Bir ara denildigi gibi tablolar ayna gibidir.
Duvardaki altigen, ucgen seramikler ve zemindeki kare geometrik sekiller aynada degisik anlamlara gelebilir.
Aristoteles in kaplumbaga ve oregano ile ilgili bir sozu vardir, ama yerdeki yesillikler sanki marula veya uzun yaprakli bir bitkiye benziyor, sanirim ressam o’na isaret etmemistir.
Tabloda zaman ogesinin varligi rahatlikla gorulebilir. Insan figurunun kalburu, duvarlarin sivasinin dokulmesi, sakaldaki kirlasma ve isik gibi. Grek mitolojisinde Zeno Paradoksu vardir, her ne kadar kaplumbagalar anlatinin icerisinde yer alsalar da bununla da bir kopru kuramadim. Ayrica kaplumbaga ogesini sadece bir seferlik Islam literaturunde gordugumu hatirliyorum, o’ da Kalila wa Dimna’ nin kitabinda bir kompozisyonun icinde bir figur olarak yer aliyor.
Tabloda iki ortam gorulebilir. Biri ruhani ortam digeri de maddi ortam. Ney ( muzik instrumenti) i ruhani ortam ile sembolize ettigimize gore yesillikleri (bunyenin gereksinimi, yiyecek) de maddi ortam ile sembolize edebiliriz. Bu arada Hermes’in kaplumbaga kabugundan harp muzik aletini de yaptigini da unutmayalim.
Insan figuru doguya, ( oyle varsayarsak) pencereye (isigin kaynagi) yoneldigine gore, solu kuzey ve sag tarafida guney yonu oluyor. Tabloya boyle bakildigi zaman aynada baska bir alegori olusuyor. Soldakiler maddi ortamda mucadele ederken sagdakiler her ne kadar maddesel ogelerin cekiciligini yenip sag tarafa gecmisseler de uzerinde bulunduklari zeminin dual bir zemin oldugunu unutmamislar.

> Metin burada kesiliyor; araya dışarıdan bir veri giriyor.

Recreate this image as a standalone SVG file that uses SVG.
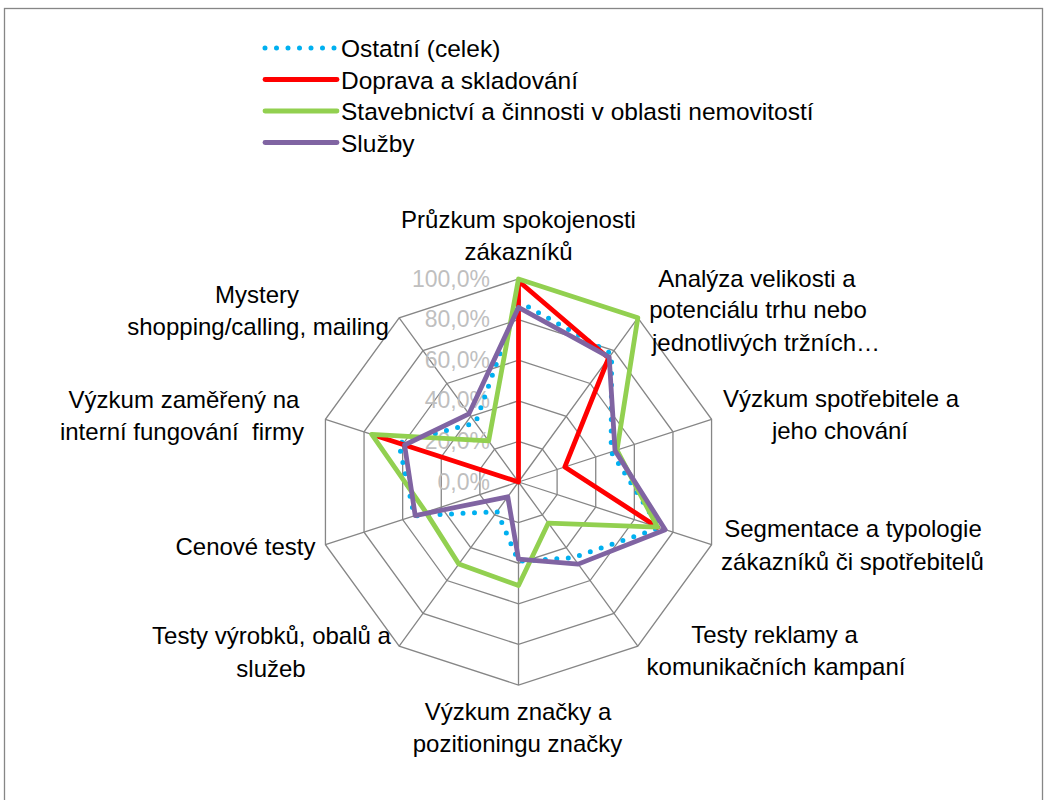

Toparlarsam; maddi ve manevi ortamlarinin dual bir zeminde olan mucadelelerinin her daim olduguna isaret edip, Isik karanlikta parliyor ve karanlik isigi lagvedemedi, derim kendimce.
Osman Hamdi Bey tanimama neden oldugunuz icin ve ayrica degerli uyelerin yorumlari icin de tesekkur ediyorum. Her yorumun bir katma degerinin olduguna inaniyorum.